> WHAT YOU WILL DO: Search the material below for the word "Apache". Copy every line that has it.

━━━━━━━━━━

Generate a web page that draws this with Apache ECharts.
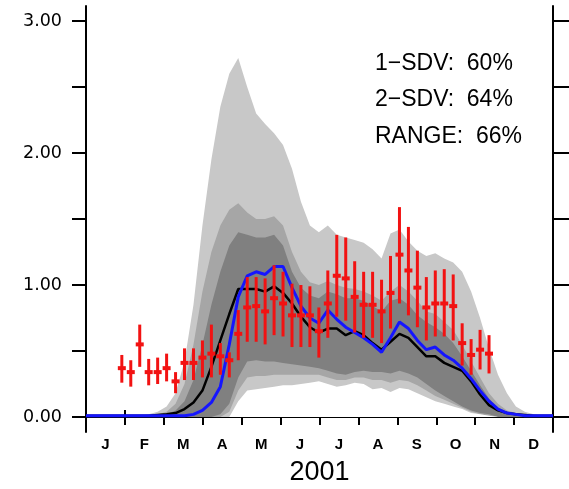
<!DOCTYPE html>
<html><head><meta charset="utf-8">
<script src="https://cdn.jsdelivr.net/npm/echarts@6/dist/echarts.min.js"></script>
<style>html,body{margin:0;padding:0;background:#fff}#c{width:569px;height:489px}</style>
</head><body><div id="c"></div>
<script>
const months = ['J','F','M','A','M','J','J','A','S','O','N','D'];
const yearLabel = '2001';
const statsText = ['1\u2212SDV:  60%', '2\u2212SDV:  64%', 'RANGE:  66%'];

// model curve days (weekly)
const days = [0,7,14,21,28,35,42,49,56,63,70,77,84,91,98,105,112,119,126,133,140,147,154,161,168,175,182,189,196,203,210,217,224,231,238,245,252,259,266,273,280,287,294,301,308,315,322,329,336,343,350,357,364,365];
const rangeUp = [0.01,0.01,0.01,0.01,0.01,0.01,0.01,0.02,0.04,0.08,0.18,0.42,0.85,1.45,1.95,2.35,2.6,2.72,2.5,2.3,2.22,2.15,2.06,1.88,1.63,1.45,1.40,1.45,1.38,1.36,1.34,1.32,1.27,1.20,1.39,1.42,1.33,1.26,1.22,1.24,1.20,1.17,1.10,0.95,0.75,0.52,0.32,0.18,0.08,0.04,0.02,0.01,0.01,0.01];
const sd2Up = [0.01,0.01,0.01,0.01,0.01,0.01,0.01,0.01,0.02,0.04,0.1,0.25,0.55,0.95,1.25,1.45,1.57,1.62,1.55,1.5,1.5,1.52,1.45,1.25,1.1,1.02,1.0,1.03,1.0,0.98,0.97,0.95,0.92,0.88,0.95,1.0,0.95,0.88,0.8,0.78,0.72,0.66,0.55,0.42,0.3,0.18,0.1,0.05,0.03,0.02,0.01,0.01,0.01,0.01];
const sd1Up = [0.01,0.01,0.01,0.01,0.01,0.01,0.01,0.01,0.01,0.02,0.05,0.12,0.28,0.55,0.85,1.1,1.3,1.4,1.38,1.36,1.36,1.38,1.3,1.1,0.98,0.92,0.9,0.95,0.93,0.9,0.9,0.88,0.84,0.8,0.88,0.9,0.85,0.77,0.72,0.68,0.63,0.56,0.46,0.35,0.24,0.14,0.07,0.04,0.02,0.01,0.01,0.01,0.01,0.01];
const sd1Lo = [0,0,0,0,0,0,0,0,0,0,0,0,0,0,0,0.02,0.1,0.3,0.42,0.43,0.42,0.42,0.41,0.40,0.39,0.38,0.37,0.35,0.33,0.32,0.34,0.35,0.34,0.34,0.33,0.35,0.33,0.3,0.25,0.2,0.16,0.12,0.08,0.05,0.03,0.02,0,0,0,0,0,0,0,0];
const sd2Lo = [0,0,0,0,0,0,0,0,0,0,0,0,0,0,0,0,0.04,0.2,0.3,0.31,0.31,0.32,0.32,0.32,0.32,0.32,0.32,0.3,0.28,0.28,0.3,0.3,0.28,0.28,0.26,0.28,0.27,0.24,0.2,0.16,0.13,0.1,0.07,0.04,0.02,0.01,0,0,0,0,0,0,0,0];
const rangeLo = [0,0,0,0,0,0,0,0,0,0,0,0,0,0,0,0,0,0.12,0.2,0.21,0.22,0.23,0.24,0.24,0.25,0.26,0.27,0.25,0.23,0.24,0.26,0.25,0.21,0.22,0.19,0.22,0.21,0.18,0.15,0.12,0.1,0.08,0.06,0.03,0.02,0.01,0,0,0,0,0,0,0,0];
const meanLine = [0.01,0.01,0.01,0.01,0.01,0.01,0.01,0.01,0.015,0.02,0.03,0.06,0.11,0.2,0.38,0.58,0.78,0.97,0.97,0.97,0.95,0.99,0.94,0.86,0.76,0.68,0.64,0.67,0.67,0.62,0.65,0.62,0.56,0.51,0.57,0.63,0.60,0.53,0.46,0.46,0.41,0.38,0.35,0.27,0.17,0.09,0.05,0.03,0.02,0.015,0.01,0.01,0.01,0.01];
const blueLine = [0.01,0.01,0.01,0.01,0.01,0.01,0.01,0.01,0.01,0.01,0.01,0.01,0.02,0.05,0.11,0.23,0.55,0.91,1.07,1.10,1.08,1.14,1.14,0.98,0.84,0.75,0.71,0.81,0.74,0.68,0.64,0.60,0.55,0.49,0.60,0.72,0.67,0.58,0.51,0.53,0.47,0.43,0.37,0.29,0.20,0.12,0.06,0.03,0.02,0.01,0.01,0.01,0.01,0.01];

// weekly observations
const obsDays = [28,35,42,49,56,63,70,77,84,91,98,105,112,119,126,133,140,147,154,161,168,175,182,189,196,203,210,217,224,231,238,245,252,259,266,273,280,287,294,301,308,315];
const obsMid = [0.37,0.34,0.55,0.34,0.34,0.37,0.27,0.41,0.41,0.45,0.48,0.46,0.43,0.63,0.83,0.84,0.80,0.90,0.86,0.77,0.77,0.77,0.65,0.86,1.07,1.05,0.91,0.85,0.85,0.80,0.94,1.23,1.11,0.98,0.83,0.86,0.86,0.84,0.56,0.47,0.51,0.48];
const obsLo = [0.26,0.23,0.38,0.24,0.25,0.27,0.18,0.28,0.28,0.30,0.30,0.32,0.30,0.43,0.57,0.57,0.55,0.62,0.61,0.53,0.53,0.53,0.45,0.60,0.76,0.73,0.64,0.60,0.60,0.56,0.67,0.86,0.77,0.68,0.58,0.61,0.61,0.58,0.39,0.32,0.36,0.33];
const obsHi = [0.47,0.43,0.70,0.44,0.45,0.48,0.34,0.52,0.52,0.58,0.70,0.56,0.49,0.81,1.06,1.06,1.05,1.15,1.10,1.01,1.00,0.99,0.83,1.11,1.38,1.36,1.18,1.10,1.10,1.04,1.22,1.59,1.44,1.26,1.06,1.11,1.12,1.08,0.71,0.59,0.66,0.62];

const pair = arr => days.map((d, i) => [d, arr[i]]);
const obsData = obsDays.map((d, i) => [d, obsMid[i], obsLo[i], obsHi[i]]);

const C_RANGE = '#c8c8c8', C_SD2 = '#a6a6a6', C_SD1 = '#808080';
function band(name, arr, color, z) {
  return { name, type: 'line', xAxisIndex: 2, yAxisIndex: 0, data: pair(arr), symbol: 'none',
    lineStyle: { width: 0 }, areaStyle: { color, opacity: 1, origin: 'start' }, z, silent: true };
}

const chart = echarts.init(document.getElementById('c'), null, { renderer: 'canvas' });
const axisBlack = { lineStyle: { color: '#000', width: 2 } };
chart.setOption({
  animation: false,
  backgroundColor: '#fff',
  grid: [
    { left: 86, right: 16, top: 21, bottom: 72, containLabel: false, outerBoundsMode: 'none' },
    { left: 86, right: 16, top: 6, bottom: 57, containLabel: false, outerBoundsMode: 'none' }
  ],
  xAxis: [
    { type: 'category', gridIndex: 0, position: 'bottom', data: months, boundaryGap: true,
      axisLine: { show: true, ...axisBlack },
      axisTick: { show: true, length: 8, interval: 0, alignWithLabel: false, lineStyle: { color: '#000', width: 2 } },
      axisLabel: { interval: 0, margin: 20, color: '#000', fontFamily: 'Liberation Sans', fontWeight: 'bold', fontSize: 15 },
      splitLine: { show: false },
      name: yearLabel, nameLocation: 'middle', nameGap: 42,
      nameTextStyle: { color: '#000', fontFamily: 'Liberation Sans', fontSize: 27 } },
    { type: 'category', gridIndex: 0, position: 'top', data: months, boundaryGap: true,
      axisLine: { show: true, ...axisBlack },
      axisTick: { show: true, length: 7, interval: 0, lineStyle: { color: '#000', width: 2 } },
      axisLabel: { show: false }, splitLine: { show: false } },
    { type: 'value', gridIndex: 0, min: 0, max: 365, show: false },
    { type: 'value', gridIndex: 1, min: 0, max: 1, show: false }
  ],
  yAxis: [
    { type: 'value', gridIndex: 0, position: 'left', min: 0, max: 3, interval: 0.5,
      axisLine: { show: true, ...axisBlack },
      axisTick: { show: true, length: 14, lineStyle: { color: '#000', width: 2 } },
      axisLabel: { margin: 24, color: '#000', fontFamily: 'DejaVu Sans', fontSize: 17.5,
        formatter: v => (Math.abs(v - Math.round(v)) < 1e-9 ? v.toFixed(2) : '') },
      splitLine: { show: false } },
    { type: 'value', gridIndex: 0, position: 'right', min: 0, max: 3, interval: 0.5,
      axisLine: { show: true, ...axisBlack },
      axisTick: { show: true, length: 16, lineStyle: { color: '#000', width: 2 } },
      axisLabel: { show: false }, splitLine: { show: false } },
    { type: 'value', gridIndex: 1, position: 'left', min: 0, max: 1,
      axisLine: { show: true, ...axisBlack }, axisTick: { show: false }, axisLabel: { show: false }, splitLine: { show: false } },
    { type: 'value', gridIndex: 1, position: 'right', min: 0, max: 1,
      axisLine: { show: true, ...axisBlack }, axisTick: { show: false }, axisLabel: { show: false }, splitLine: { show: false } }
  ],
  series: [
    band('range', rangeUp, C_RANGE, 1),
    band('sd2', sd2Up, C_SD2, 2),
    band('sd1', sd1Up, C_SD1, 3),
    band('sd1lo', sd1Lo, C_SD2, 4),
    band('sd2lo', sd2Lo, C_RANGE, 5),
    band('rangelo', rangeLo, '#ffffff', 6),
    { name: 'mean', type: 'line', xAxisIndex: 2, yAxisIndex: 0, data: pair(meanLine), symbol: 'none',
      lineStyle: { color: '#000', width: 2.5 }, z: 7, silent: true },
    { name: 'model', type: 'line', xAxisIndex: 2, yAxisIndex: 0, data: pair(blueLine), symbol: 'none',
      lineStyle: { color: '#1515ff', width: 3 }, z: 8, silent: true },
    { name: 'obs', type: 'custom', xAxisIndex: 2, yAxisIndex: 0, data: obsData, z: 9, silent: true,
      encode: { x: 0, y: [1, 2, 3] },
      renderItem: (params, api) => {
        const x = api.value(0);
        const pLo = api.coord([x, api.value(2)]);
        const pHi = api.coord([x, api.value(3)]);
        const pM = api.coord([x, api.value(1)]);
        return { type: 'group', children: [
          { type: 'line', shape: { x1: pLo[0], y1: pLo[1], x2: pHi[0], y2: pHi[1] }, style: { stroke: '#f21212', lineWidth: 3 } },
          { type: 'rect', shape: { x: pM[0] - 4, y: pM[1] - 2, width: 8, height: 4 }, style: { fill: '#f21212' } }
        ] };
      } }
  ],
  graphic: statsText.map((t, i) => ({
    type: 'text', left: 375, top: 52 + i * 36.5, z: 20,
    style: { text: t, fill: '#000', font: '23px "Liberation Sans"' }
  }))
});
</script></body></html>
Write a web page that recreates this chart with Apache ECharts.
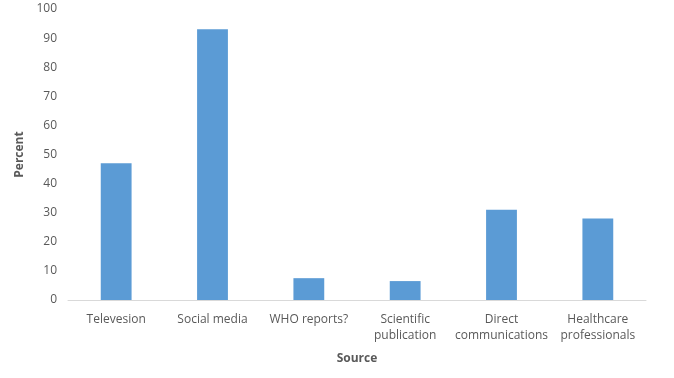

━━━━━━━━━━

> COMPLETE OUTPUT:
Generate a web page that draws this with Apache ECharts.
Write a web page that recreates this chart with Apache ECharts.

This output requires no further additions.